One of the more drastic solutions comes from Martin Lukacs, an independent journalist living in Montreal, who writes for The Guardian. He maintains . Want a green energy future? Nationalize Canada’s oil industry

In a happy coincidence, we have recently had news of a friend who has changed occupations and is now working with Pierre Olivier Pineau, titulaire de la Chaire de gestion du secteur de l’énergie de HEC. She draws our attention to the just released RAPPORT : État de l’énergie au Québec 2015 [pdf, 5,2 MB]
For a detailed summary, see the Press Release

There has been a flurry of analysis pieces on the OPEC move and its geopolitical implications and consequences for the global economy. Two of the more interesting ones are:
Oil as a Political Weapon
The Economic Consequences of Global Oil Deflation
There are at least three major potential impacts on global economic instability that will likely follow in the wake of global oil price deflation, some of which have already begun to appear: and
Why the world is like a real-life game of global domination
Five mighty empires across the globe are gearing up for an economic war game where there could be no winners

One of those empires is the European Union about which George Soros’ comments in a recent interview Wake Up, Europe have created much discussion including among a small group of Wednesday Nighters. The interview starts off “Europe is facing a challenge from Russia to its very existence. Neither the European leaders nor their citizens are fully aware of this challenge or know how best to deal with it. I attribute this mainly to the fact that the European Union in general and the eurozone in particular lost their way after the financial crisis of 2008.” From there it gets worse. There is a good companion piece Soros: The European Union is a “Failed” Experiment In “International Governance” for your reading pleasure

All of this is sufficient to supply the Wednesday Night Chamber of sober second thought, and there is, as always, more including the failure of the Peru Climate Talks to do more than dither.

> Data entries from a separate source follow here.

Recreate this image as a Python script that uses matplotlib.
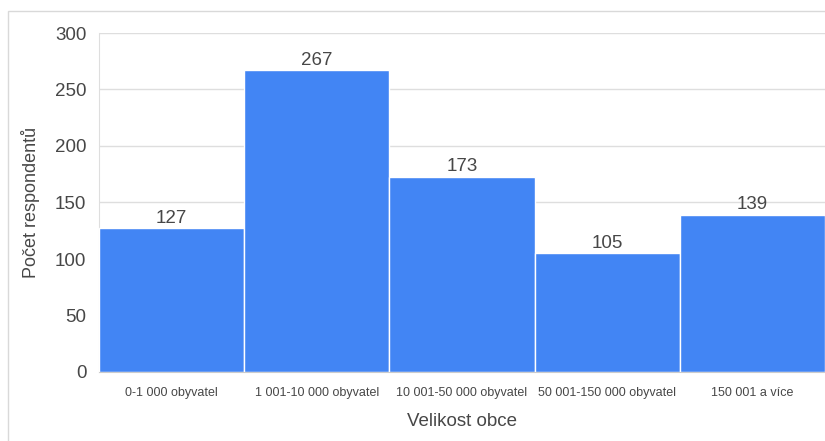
import matplotlib
matplotlib.use("Agg")
import matplotlib.pyplot as plt
from matplotlib.patches import Rectangle

categories = ["0-1 000 obyvatel", "1 001-10 000 obyvatel", "10 001-50 000 obyvatel",
              "50 001-150 000 obyvatel", "150 001 a více"]
values = [127, 267, 173, 105, 139]
yticks = [0, 50, 100, 150, 200, 250, 300]

plt.rcParams['font.family'] = ['Liberation Sans', 'DejaVu Sans']

fig = plt.figure(figsize=(8.25, 4.41), dpi=100)
# outer light border (chart frame, cut off at right/bottom)
fig.patches.append(Rectangle((8/825, -0.1), 1.2, 1 - 11/441 + 0.1, transform=fig.transFigure,
                             fill=False, edgecolor="#d9d9d9", linewidth=1.0, zorder=0))

ax = fig.add_axes([99/825, 1 - 372/441, 1 - 99/825, (372 - 33)/441])
x = range(len(categories))
bars = ax.bar(x, values, width=1.0, color="#4285F4", edgecolor="white", linewidth=1.0, zorder=3)
for xi, v in zip(x, values):
    ax.text(xi, v + 1.5, str(v), ha="center", va="bottom", fontsize=13.5, color="#474747", zorder=4)

ax.set_xlim(-0.5, 4.5)
ax.set_ylim(0, 300)
ax.set_yticks(yticks)
ax.set_yticklabels([str(t) for t in yticks], fontsize=13.5, color="#474747")
ax.set_xticks(list(x))
ax.set_xticklabels(categories, fontsize=9, color="#474747")
ax.tick_params(axis="both", length=0)
ax.tick_params(axis="x", pad=11)
ax.tick_params(axis="y", pad=9)
ax.grid(axis="y", color="#dedede", linewidth=1.0, zorder=0)
for s in ["top", "right"]:
    ax.spines[s].set_visible(False)
ax.spines["left"].set_color("#dedede")
ax.spines["bottom"].set_color("#cccccc")
ax.spines["bottom"].set_zorder(5)

ax.set_xlabel("Velikost obce", fontsize=13.5, color="#474747", labelpad=10)
ax.set_ylabel("Počet respondentů", fontsize=13, color="#474747", labelpad=11)

fig.savefig("out.png", dpi=100)
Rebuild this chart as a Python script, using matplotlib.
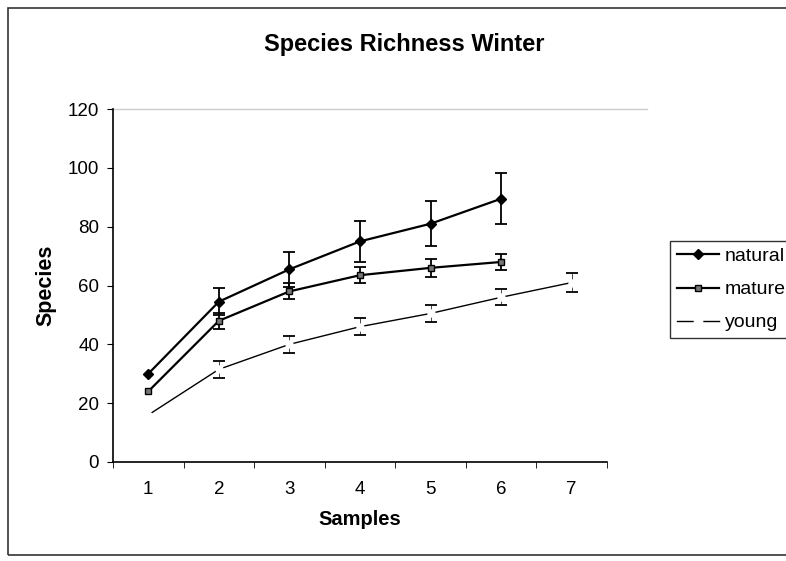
import numpy as np
import matplotlib
matplotlib.use('Agg')
import matplotlib.pyplot as plt
from matplotlib.patches import Rectangle
from matplotlib.lines import Line2D

plt.rcParams['font.family'] = ['Liberation Sans', 'DejaVu Sans']

samples = [1, 2, 3, 4, 5, 6, 7]

natural = [30, 54.5, 65.5, 75, 81, 89.5]
natural_err = [0, 4.5, 6, 7, 7.6, 8.7]

mature = [24, 48, 58, 63.5, 66, 68]
mature_err = [0, 2.8, 2.7, 2.8, 3, 2.7]

young = [16, 31.5, 40, 46, 50.5, 56, 61]
young_err = [0, 3, 3, 2.9, 3, 2.7, 3.2]

fig = plt.figure(figsize=(7.86, 5.61), dpi=100)
# outer chart frame
fig.patches.append(Rectangle((8 / 786, 6 / 561), 1.0, 547 / 561, transform=fig.transFigure,
                             fill=False, edgecolor='#333333', linewidth=1.2, clip_on=False))

ax = fig.add_axes([113 / 786, 1 - 462 / 561, (607 - 113) / 786, (462 - 109) / 561])

# error bars (first sample has none)
ax.errorbar(samples[1:6], natural[1:], yerr=natural_err[1:], fmt='none', ecolor='black',
            capsize=4, elinewidth=1.3, capthick=1.3)
ax.errorbar(samples[1:6], mature[1:], yerr=mature_err[1:], fmt='none', ecolor='black',
            capsize=4, elinewidth=1.3, capthick=1.3)
ax.errorbar(samples[1:], young[1:], yerr=young_err[1:], fmt='none', ecolor='black',
            capsize=4, elinewidth=0.5, capthick=1.3)

ax.plot(samples[:6], natural, color='black', linewidth=1.6, marker='D', markersize=5)
ax.plot(samples[:6], mature, color='black', linewidth=1.6, marker='s', markersize=5,
        markerfacecolor='#777777')
ax.plot(samples, young, color='black', linewidth=1.0, marker='o', markersize=5,
        markerfacecolor='white', markeredgecolor='white')

ax.axhline(120, color='#cccccc', linewidth=1, xmax=1.08, clip_on=False)

ax.set_xlim(0.5, 7.5)
ax.set_ylim(0, 120)
ax.set_yticks(np.arange(0, 121, 20))
ax.set_xticks(samples)
ax.set_xticks(np.arange(0.5, 7.6, 1), minor=True)
ax.tick_params(axis='x', which='major', length=0, pad=14, labelsize=13.5)
ax.tick_params(axis='x', which='minor', length=4, direction='out')
ax.tick_params(axis='y', length=4, direction='out', labelsize=13.5, pad=6)

for s in ['top', 'right']:
    ax.spines[s].set_visible(False)
for s in ['left', 'bottom']:
    ax.spines[s].set_linewidth(1.2)

ax.set_xlabel('Samples', fontsize=14.5, fontweight='bold', labelpad=8)
ax.set_ylabel('Species', fontsize=15.5, fontweight='bold', labelpad=8)
fig.text(404 / 786, 1 - 44 / 561, 'Species Richness Winter', fontsize=17,
         fontweight='bold', ha='center', va='center')

handles = [
    Line2D([], [], color='black', linewidth=1.6, marker='D', markersize=5),
    Line2D([], [], color='black', linewidth=1.6, marker='s', markersize=5,
           markerfacecolor='#777777'),
    Line2D([], [], color='black', linewidth=1.0, marker='o', markersize=6,
           markerfacecolor='white', markeredgecolor='white'),
]
leg = ax.legend(handles, ['natural', 'mature', 'young'], loc='upper left',
                bbox_to_anchor=(660 / 786, 1 - 231 / 561),
                bbox_transform=fig.transFigure, fontsize=14, frameon=True, fancybox=False,
                edgecolor='black', handlelength=2.2, handletextpad=0.3,
                borderpad=0.35, labelspacing=0.8)
leg.get_frame().set_linewidth(1.0)

fig.savefig('out.png', dpi=100)
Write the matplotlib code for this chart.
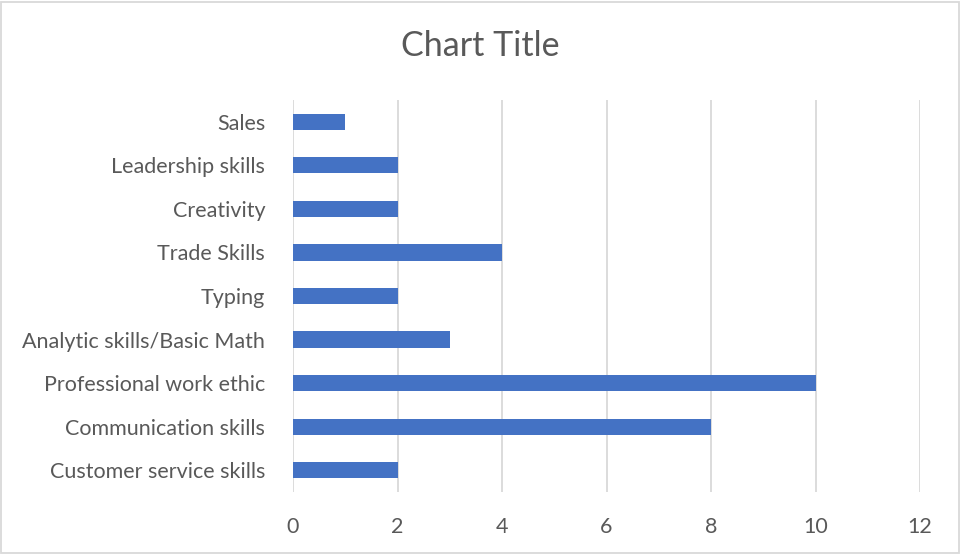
import matplotlib.pyplot as plt
from matplotlib.patches import Rectangle

plt.rcParams['font.family'] = ['Lato', 'DejaVu Sans']

skills = ['Customer service skills', 'Communication skills', 'Professional work ethic',
          'Analytic skills/Basic Math', 'Typing', 'Trade Skills', 'Creativity',
          'Leadership skills', 'Sales']
counts = [2, 8, 10, 3, 2, 4, 2, 2, 1]
xticks = [0, 2, 4, 6, 8, 10, 12]

text_color = '#595959'
grid_color = '#d9d9d9'

fig = plt.figure(figsize=(9.61, 5.54), dpi=100)
ax = fig.add_axes([293/961, 62/554, 627/961, 392/554])

ax.barh(range(len(skills)), counts, height=0.37, color='#4472C4', zorder=3)
ax.set_xlim(0, 12)
ax.set_ylim(-0.5, len(skills) - 0.5)
ax.set_xticks(xticks)
ax.set_yticks(range(len(skills)))
ax.set_yticklabels(skills)
ax.xaxis.grid(True, color=grid_color, lw=1.3, zorder=0)
for s in ax.spines.values():
    s.set_visible(False)
ax.tick_params(length=0, labelsize=15.5, colors=text_color)
ax.tick_params(axis='x', pad=18)
ax.tick_params(axis='y', pad=20)

fig.text(0.5, 1 - 46/554, 'Chart Title', ha='center', va='center',
         fontsize=24.5, color=text_color)

# light frame around the chart
fig.patches.append(Rectangle((1/961, 1/554), 958/961, 551/554, transform=fig.transFigure,
                             fill=False, edgecolor=grid_color, lw=1.3))

fig.savefig('out.png', dpi=100)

But be of good cheer: Don’t Feel Bad About Getting a Christmas Tree
Want a Christmas tree but feel bad carving out a piece of the forest to decorate your living room?
Good news: An ecologist examined how North Carolina Christmas tree farms might mitigate climate change. The results, taken from 27 sites across nine farms, show that certain techniques can allow the tree plots to act like natural sponges for atmospheric carbon. The potential, they say, lies in the dirt.